INSTRUCTIONS TO FOLLOW: Copy the data exactly as it appears, and do not include any pictures.

DATA SEGMENT:
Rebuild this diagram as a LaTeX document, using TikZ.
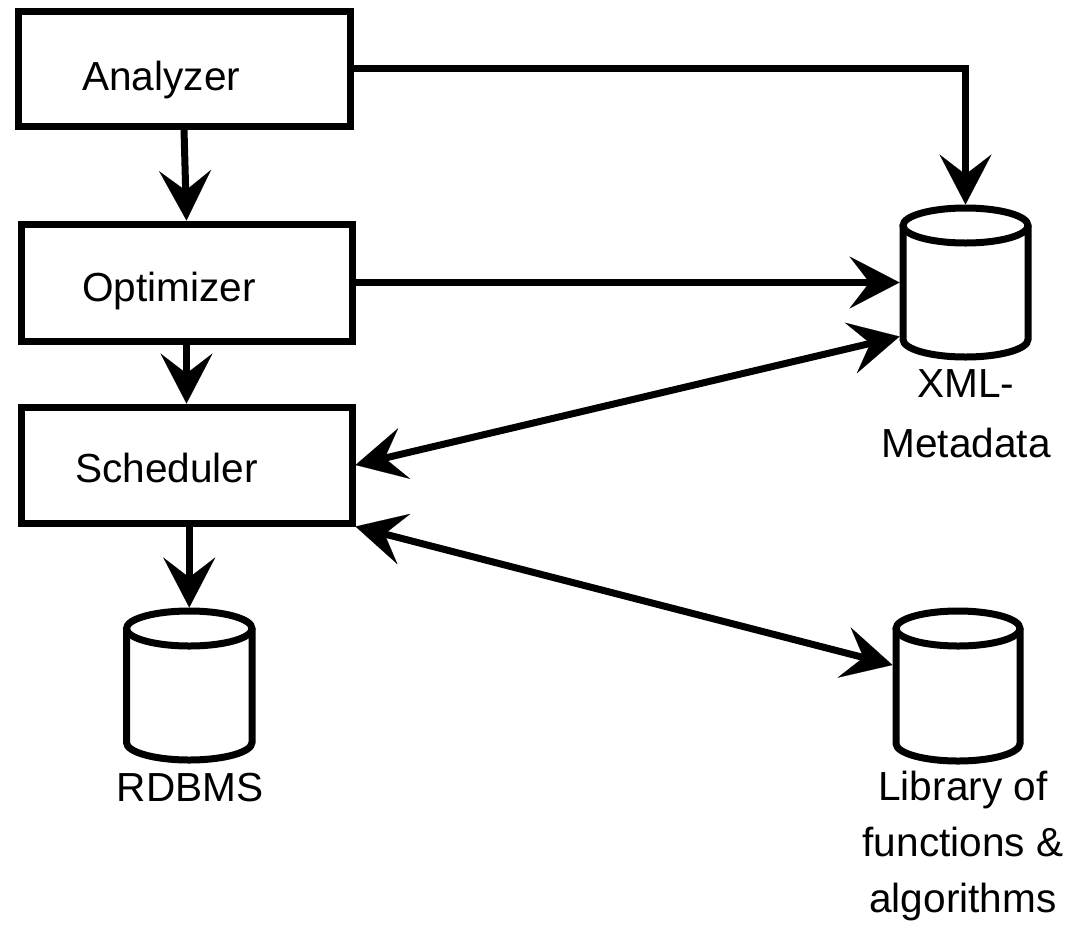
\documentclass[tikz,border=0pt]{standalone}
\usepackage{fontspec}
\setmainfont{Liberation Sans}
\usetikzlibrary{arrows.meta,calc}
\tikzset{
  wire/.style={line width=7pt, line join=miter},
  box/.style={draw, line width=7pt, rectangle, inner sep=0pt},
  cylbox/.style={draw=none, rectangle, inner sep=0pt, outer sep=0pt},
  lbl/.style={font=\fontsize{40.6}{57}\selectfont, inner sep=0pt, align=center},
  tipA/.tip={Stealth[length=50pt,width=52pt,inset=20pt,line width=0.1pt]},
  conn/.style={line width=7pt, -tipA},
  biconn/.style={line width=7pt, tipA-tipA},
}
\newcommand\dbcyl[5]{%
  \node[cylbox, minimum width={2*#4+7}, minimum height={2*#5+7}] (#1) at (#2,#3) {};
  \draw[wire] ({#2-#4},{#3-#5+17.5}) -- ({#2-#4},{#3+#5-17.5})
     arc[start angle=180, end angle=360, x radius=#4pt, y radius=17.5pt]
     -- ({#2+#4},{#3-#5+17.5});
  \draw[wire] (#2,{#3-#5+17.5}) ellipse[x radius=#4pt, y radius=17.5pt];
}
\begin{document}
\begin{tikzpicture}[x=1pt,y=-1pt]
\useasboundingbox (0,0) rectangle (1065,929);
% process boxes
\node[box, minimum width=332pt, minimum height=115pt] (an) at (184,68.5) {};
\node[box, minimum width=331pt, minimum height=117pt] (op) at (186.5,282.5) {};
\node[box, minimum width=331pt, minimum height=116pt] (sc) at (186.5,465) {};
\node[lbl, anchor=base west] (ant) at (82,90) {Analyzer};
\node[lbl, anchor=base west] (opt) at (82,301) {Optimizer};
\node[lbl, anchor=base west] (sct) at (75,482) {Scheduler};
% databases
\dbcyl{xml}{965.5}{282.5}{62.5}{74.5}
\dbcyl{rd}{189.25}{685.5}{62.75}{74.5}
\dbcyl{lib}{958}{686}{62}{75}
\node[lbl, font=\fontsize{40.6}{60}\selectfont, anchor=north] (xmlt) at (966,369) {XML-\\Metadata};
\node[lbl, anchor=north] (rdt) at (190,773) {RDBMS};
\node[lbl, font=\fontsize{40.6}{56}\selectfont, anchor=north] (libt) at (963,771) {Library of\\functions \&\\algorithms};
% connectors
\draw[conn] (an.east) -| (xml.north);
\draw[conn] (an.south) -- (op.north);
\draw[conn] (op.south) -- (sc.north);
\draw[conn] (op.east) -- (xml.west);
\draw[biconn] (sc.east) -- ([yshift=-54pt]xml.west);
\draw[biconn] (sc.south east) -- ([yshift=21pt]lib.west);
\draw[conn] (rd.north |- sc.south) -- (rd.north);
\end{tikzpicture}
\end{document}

RESPONSE:
Rebuild this diagram as a LaTeX document, using TikZ.
\documentclass[tikz,border=0pt]{standalone}
\usepackage{fontspec}
\setmainfont{Liberation Sans}
\usetikzlibrary{arrows.meta,calc}
\tikzset{
  wire/.style={line width=7pt, line join=miter},
  box/.style={draw, line width=7pt, rectangle, inner sep=0pt},
  cylbox/.style={draw=none, rectangle, inner sep=0pt, outer sep=0pt},
  lbl/.style={font=\fontsize{40.6}{57}\selectfont, inner sep=0pt, align=center},
  tipA/.tip={Stealth[length=50pt,width=52pt,inset=20pt,line width=0.1pt]},
  conn/.style={line width=7pt, -tipA},
  biconn/.style={line width=7pt, tipA-tipA},
}
\newcommand\dbcyl[5]{%
  \node[cylbox, minimum width={2*#4+7}, minimum height={2*#5+7}] (#1) at (#2,#3) {};
  \draw[wire] ({#2-#4},{#3-#5+17.5}) -- ({#2-#4},{#3+#5-17.5})
     arc[start angle=180, end angle=360, x radius=#4pt, y radius=17.5pt]
     -- ({#2+#4},{#3-#5+17.5});
  \draw[wire] (#2,{#3-#5+17.5}) ellipse[x radius=#4pt, y radius=17.5pt];
}
\begin{document}
\begin{tikzpicture}[x=1pt,y=-1pt]
\useasboundingbox (0,0) rectangle (1065,929);
% process boxes
\node[box, minimum width=332pt, minimum height=115pt] (an) at (184,68.5) {};
\node[box, minimum width=331pt, minimum height=117pt] (op) at (186.5,282.5) {};
\node[box, minimum width=331pt, minimum height=116pt] (sc) at (186.5,465) {};
\node[lbl, anchor=base west] (ant) at (82,90) {Analyzer};
\node[lbl, anchor=base west] (opt) at (82,301) {Optimizer};
\node[lbl, anchor=base west] (sct) at (75,482) {Scheduler};
% databases
\dbcyl{xml}{965.5}{282.5}{62.5}{74.5}
\dbcyl{rd}{189.25}{685.5}{62.75}{74.5}
\dbcyl{lib}{958}{686}{62}{75}
\node[lbl, font=\fontsize{40.6}{60}\selectfont, anchor=north] (xmlt) at (966,369) {XML-\\Metadata};
\node[lbl, anchor=north] (rdt) at (190,773) {RDBMS};
\node[lbl, font=\fontsize{40.6}{56}\selectfont, anchor=north] (libt) at (963,771) {Library of\\functions \&\\algorithms};
% connectors
\draw[conn] (an.east) -| (xml.north);
\draw[conn] (an.south) -- (op.north);
\draw[conn] (op.south) -- (sc.north);
\draw[conn] (op.east) -- (xml.west);
\draw[biconn] (sc.east) -- ([yshift=-54pt]xml.west);
\draw[biconn] (sc.south east) -- ([yshift=21pt]lib.west);
\draw[conn] (rd.north |- sc.south) -- (rd.north);
\end{tikzpicture}
\end{document}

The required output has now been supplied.